We were expecting this. The payroll boys, back in the station cafe at Staines, alerted us to the rock star dormitory: Tom Jones, Cliff Richard, John Lennon. The sort of recreational facilities the British Raj, escaping from summer heat, always demanded. Well-defended luxury becomes an open prison. We can’t come in and they can’t come out. They’re not here, at home, even when they are. Security, under threat of instant dismissal, will never admit to their presence.

Locals — even Weybridge has some — can work the gate. Fill a uniform. Renchi has a cunning plan. He knows a builder who jobbed on the estate, who might be there now. A name. An address (which he has mislaid). Renchi is very good at these chats with security. The approach to St George’s Hill is orthodox Surrey: a public road that, quite suddenly, isn’t. Tarmac that gleams like polished pewter. Even the pollen has been airbrushed, tweezered by hand into the kerbside.

Renchi marches forward, alone. We hang back, snapping away. A rusticated hut (small cricket pavilion) with white gate. Bushes, shrubs, poplars. A white Fiesta with checkered trim (faking at official status). Yellow flashing light: ST GEORGE’S HILL SECURITY.
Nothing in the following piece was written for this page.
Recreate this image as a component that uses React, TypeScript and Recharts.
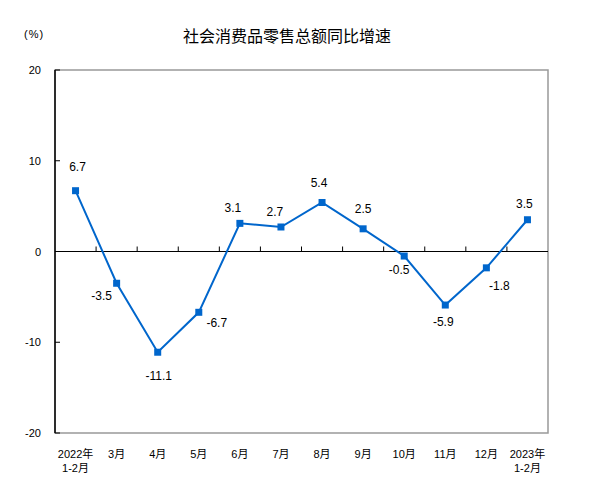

A radio is playing, something bland and matutinal, in the deserted sentry box. Further on, at the final checkpoint, Renchi initiates a conversation with the bearded guard. The man looks the part (which covers most of his job description), but he’s decent, a local taking what he can get in the way of casual employment. Renchi mutters about his builder friend. The guard is bored enough to let us in. The status of the road is anyway ambiguous. We’re passing through, a country walk, we explain. We’ll keep our eyes to ourselves. We’re making for another estate, the workers’ village built for employees of Whiteley’s department store.

Keep moving, no detours. Heads down. No sudden, unexplained gestures. We’re on camera: all the way.
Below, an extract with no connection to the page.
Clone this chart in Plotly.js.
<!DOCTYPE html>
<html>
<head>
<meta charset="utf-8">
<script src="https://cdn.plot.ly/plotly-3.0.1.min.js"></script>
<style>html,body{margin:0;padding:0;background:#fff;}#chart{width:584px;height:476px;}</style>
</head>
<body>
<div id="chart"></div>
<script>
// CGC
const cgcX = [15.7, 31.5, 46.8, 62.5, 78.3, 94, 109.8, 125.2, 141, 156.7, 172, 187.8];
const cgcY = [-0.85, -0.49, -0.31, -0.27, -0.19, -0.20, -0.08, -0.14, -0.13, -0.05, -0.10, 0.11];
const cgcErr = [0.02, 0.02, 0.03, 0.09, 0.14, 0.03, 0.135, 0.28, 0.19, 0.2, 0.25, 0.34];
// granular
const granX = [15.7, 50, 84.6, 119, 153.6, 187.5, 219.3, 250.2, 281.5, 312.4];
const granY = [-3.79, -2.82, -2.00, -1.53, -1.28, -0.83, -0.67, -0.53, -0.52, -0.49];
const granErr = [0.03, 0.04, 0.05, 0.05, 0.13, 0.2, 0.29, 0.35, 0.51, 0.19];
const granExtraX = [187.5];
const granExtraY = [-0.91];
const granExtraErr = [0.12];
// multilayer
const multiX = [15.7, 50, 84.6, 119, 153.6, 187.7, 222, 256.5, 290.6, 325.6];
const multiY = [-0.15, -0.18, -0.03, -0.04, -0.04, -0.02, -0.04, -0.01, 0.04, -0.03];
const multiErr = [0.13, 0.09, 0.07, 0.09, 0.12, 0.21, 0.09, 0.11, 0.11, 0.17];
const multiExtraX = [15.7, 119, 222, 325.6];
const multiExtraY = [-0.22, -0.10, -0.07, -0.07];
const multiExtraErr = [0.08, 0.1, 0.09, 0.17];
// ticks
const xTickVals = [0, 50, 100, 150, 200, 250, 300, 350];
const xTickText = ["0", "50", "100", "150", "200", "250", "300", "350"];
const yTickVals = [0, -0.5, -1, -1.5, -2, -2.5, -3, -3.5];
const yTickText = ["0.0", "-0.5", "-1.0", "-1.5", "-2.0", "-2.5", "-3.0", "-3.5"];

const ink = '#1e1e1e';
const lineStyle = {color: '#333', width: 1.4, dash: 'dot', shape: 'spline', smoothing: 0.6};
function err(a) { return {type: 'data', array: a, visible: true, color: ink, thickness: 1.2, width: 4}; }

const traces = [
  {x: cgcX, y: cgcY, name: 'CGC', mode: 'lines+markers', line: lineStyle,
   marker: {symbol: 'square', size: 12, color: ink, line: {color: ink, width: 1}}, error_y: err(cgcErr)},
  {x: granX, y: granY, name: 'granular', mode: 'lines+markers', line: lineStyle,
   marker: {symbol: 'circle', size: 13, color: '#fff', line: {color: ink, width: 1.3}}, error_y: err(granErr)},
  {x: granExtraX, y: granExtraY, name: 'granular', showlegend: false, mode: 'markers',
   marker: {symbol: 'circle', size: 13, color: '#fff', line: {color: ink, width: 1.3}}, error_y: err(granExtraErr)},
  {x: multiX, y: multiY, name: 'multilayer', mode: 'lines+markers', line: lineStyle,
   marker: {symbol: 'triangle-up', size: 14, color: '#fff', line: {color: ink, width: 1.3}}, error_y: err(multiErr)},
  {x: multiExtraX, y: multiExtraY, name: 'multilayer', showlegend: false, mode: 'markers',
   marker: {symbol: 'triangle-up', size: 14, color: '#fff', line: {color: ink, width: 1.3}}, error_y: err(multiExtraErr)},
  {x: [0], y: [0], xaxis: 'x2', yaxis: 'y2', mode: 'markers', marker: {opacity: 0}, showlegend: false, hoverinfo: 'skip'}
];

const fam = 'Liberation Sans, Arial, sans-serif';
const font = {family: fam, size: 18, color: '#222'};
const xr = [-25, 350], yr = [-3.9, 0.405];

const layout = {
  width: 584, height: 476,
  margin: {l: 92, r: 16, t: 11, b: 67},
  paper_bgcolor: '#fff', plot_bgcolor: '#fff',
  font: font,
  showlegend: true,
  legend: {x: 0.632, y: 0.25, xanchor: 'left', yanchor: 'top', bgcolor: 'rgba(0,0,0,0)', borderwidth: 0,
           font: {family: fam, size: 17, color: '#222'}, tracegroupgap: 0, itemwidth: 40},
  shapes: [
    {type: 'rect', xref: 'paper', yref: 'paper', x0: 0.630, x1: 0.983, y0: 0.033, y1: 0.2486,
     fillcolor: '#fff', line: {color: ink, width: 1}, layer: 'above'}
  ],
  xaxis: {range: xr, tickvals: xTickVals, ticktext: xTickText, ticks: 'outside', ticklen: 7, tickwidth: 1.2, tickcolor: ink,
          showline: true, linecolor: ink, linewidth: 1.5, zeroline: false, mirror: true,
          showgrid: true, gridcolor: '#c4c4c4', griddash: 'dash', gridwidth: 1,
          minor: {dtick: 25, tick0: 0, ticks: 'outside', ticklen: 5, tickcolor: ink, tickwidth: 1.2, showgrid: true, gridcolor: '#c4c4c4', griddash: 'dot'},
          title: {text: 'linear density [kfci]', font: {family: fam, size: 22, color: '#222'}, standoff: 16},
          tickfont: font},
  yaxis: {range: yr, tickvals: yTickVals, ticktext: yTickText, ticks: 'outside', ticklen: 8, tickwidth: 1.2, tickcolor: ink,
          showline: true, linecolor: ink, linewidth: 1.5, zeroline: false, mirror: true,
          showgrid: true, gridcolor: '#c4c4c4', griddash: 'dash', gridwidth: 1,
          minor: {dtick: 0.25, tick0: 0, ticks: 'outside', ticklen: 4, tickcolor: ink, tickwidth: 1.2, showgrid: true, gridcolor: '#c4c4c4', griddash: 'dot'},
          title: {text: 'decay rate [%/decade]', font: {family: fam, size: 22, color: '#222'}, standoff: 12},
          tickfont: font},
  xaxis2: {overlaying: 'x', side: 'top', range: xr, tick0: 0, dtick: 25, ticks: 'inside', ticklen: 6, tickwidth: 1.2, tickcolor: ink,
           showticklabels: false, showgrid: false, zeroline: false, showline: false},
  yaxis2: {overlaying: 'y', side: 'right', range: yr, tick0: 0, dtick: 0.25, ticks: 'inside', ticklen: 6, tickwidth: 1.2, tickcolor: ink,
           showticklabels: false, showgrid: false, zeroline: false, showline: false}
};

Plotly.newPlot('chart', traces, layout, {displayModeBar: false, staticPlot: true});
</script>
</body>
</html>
This, self-evidently, was the future: what should have happened, and now won’t. A county within a county; calmer, cleaner, emptier than the rest. A magnet for villainy. A refuge for villains. At a reading I met a student from Weybridge. She told me that the local beauty parlours, the hairdressers, were full of women in studio make-up speaking Russian. Nails sharp as daggers. Clanking with gold chains. Mafia wives from Moscow.

The road, as we wind up the hill, is spookier than Brooklands. Nature on its best behaviour, heathland smoother than a bowling green. Small plantations of red-barked conifers: BEWARE. GOLFERS PLAYING FROM THE LEFT.
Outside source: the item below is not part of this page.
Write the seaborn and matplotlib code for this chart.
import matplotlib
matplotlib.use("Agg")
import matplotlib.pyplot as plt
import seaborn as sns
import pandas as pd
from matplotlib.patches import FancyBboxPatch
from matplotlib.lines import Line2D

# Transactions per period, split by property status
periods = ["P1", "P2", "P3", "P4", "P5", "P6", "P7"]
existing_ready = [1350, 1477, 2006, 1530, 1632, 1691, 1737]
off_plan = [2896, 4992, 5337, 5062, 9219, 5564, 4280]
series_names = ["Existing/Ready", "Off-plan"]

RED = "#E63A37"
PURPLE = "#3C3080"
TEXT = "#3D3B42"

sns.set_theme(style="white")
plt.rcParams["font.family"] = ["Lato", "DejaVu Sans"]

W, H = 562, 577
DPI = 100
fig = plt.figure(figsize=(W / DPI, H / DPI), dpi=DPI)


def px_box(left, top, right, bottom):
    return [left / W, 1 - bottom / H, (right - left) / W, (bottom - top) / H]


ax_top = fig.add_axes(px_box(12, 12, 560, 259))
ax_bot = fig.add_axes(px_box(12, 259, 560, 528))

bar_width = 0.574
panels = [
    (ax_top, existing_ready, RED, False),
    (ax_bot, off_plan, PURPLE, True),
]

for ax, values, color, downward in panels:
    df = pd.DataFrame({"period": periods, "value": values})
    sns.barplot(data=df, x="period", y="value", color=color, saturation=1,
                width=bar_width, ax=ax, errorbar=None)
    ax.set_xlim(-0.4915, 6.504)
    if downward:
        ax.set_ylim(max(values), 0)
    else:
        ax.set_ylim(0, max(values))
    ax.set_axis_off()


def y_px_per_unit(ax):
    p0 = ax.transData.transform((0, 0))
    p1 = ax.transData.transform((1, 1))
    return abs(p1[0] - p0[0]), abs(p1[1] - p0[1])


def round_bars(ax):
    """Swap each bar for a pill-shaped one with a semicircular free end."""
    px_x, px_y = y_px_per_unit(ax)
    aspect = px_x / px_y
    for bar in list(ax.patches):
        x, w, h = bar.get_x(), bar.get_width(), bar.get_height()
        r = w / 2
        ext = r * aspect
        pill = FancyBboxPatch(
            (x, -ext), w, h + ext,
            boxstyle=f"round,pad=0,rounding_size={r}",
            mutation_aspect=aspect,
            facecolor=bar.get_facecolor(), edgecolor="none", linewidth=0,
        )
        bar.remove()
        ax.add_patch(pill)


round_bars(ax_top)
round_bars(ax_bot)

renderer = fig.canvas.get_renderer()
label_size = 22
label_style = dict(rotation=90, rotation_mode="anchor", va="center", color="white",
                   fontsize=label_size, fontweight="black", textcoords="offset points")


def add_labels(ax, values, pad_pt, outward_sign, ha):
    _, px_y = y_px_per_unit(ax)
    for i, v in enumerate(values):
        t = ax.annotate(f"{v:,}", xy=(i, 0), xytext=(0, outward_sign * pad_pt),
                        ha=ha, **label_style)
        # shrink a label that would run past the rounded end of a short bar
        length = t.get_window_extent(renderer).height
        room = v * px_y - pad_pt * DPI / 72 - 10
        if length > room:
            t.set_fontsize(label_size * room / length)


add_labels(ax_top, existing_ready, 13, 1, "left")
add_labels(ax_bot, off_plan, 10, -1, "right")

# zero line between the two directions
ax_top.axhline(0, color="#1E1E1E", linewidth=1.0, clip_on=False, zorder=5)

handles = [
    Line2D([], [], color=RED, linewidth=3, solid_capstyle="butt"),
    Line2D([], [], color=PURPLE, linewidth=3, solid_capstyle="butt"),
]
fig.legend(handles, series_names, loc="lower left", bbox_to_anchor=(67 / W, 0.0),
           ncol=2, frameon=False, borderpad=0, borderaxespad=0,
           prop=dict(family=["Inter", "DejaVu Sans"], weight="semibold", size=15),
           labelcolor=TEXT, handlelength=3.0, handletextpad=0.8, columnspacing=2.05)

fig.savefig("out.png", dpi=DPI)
The text Renchi has to hand is H.G. Wells’s The War of the Worlds , which he is using as a guidebook. The 1898 fantasy — alien invasion — plays very nicely against this unpeopled estate. Where better for the Martians to put their marker than a discreet private golf course? From a real-estate point of view, the Woking landfall made sense. ‘Hundreds of observers saw the flame that night and the night after; and so on for ten nights, a flame each night.’ Technologically primitive Surrey suburbanites were zapped by future war weaponry; it was a horribly unequal contest. Roaming bands of survivors took to the hills; the defeated military attempted guerrilla raids from their shelters on the North Downs. Religion was no consolation. Fundamentalist clergy wandered the back roads and river paths between Staines and Richmond, calling for divine retribution. They died raving, in the rubble, doctrine decayed into a stream of incoherent curses. No building, however innocent its function, was safe from the Heat-Rays. ‘I saw the tops of the trees above the Oriental College burst into smoky red flame, and the tower of the little church beside it slide down into ruin. The pinnacle of the mosque had vanished.’ Yes, Woking (heathland bastion of English values) had a mosque. But the ruthless invaders, who had travelled 140,000,000 miles with mayhem in mind, had no interest in cultural niceties. Burn, blast, batter. Convert the primitives of Ottershaw and Chertsey into meat. Liquidise them. Very perceptive, these foreign devils. With one glance, they understood that our soft estates were good for nothing but future golf courses, catteries, mediparcs and orbital motorways. Wells knew the geography of the perimeter, he had cycled for miles through country lanes and villages that would soon be swallowed by ribbon-development and retail landfill.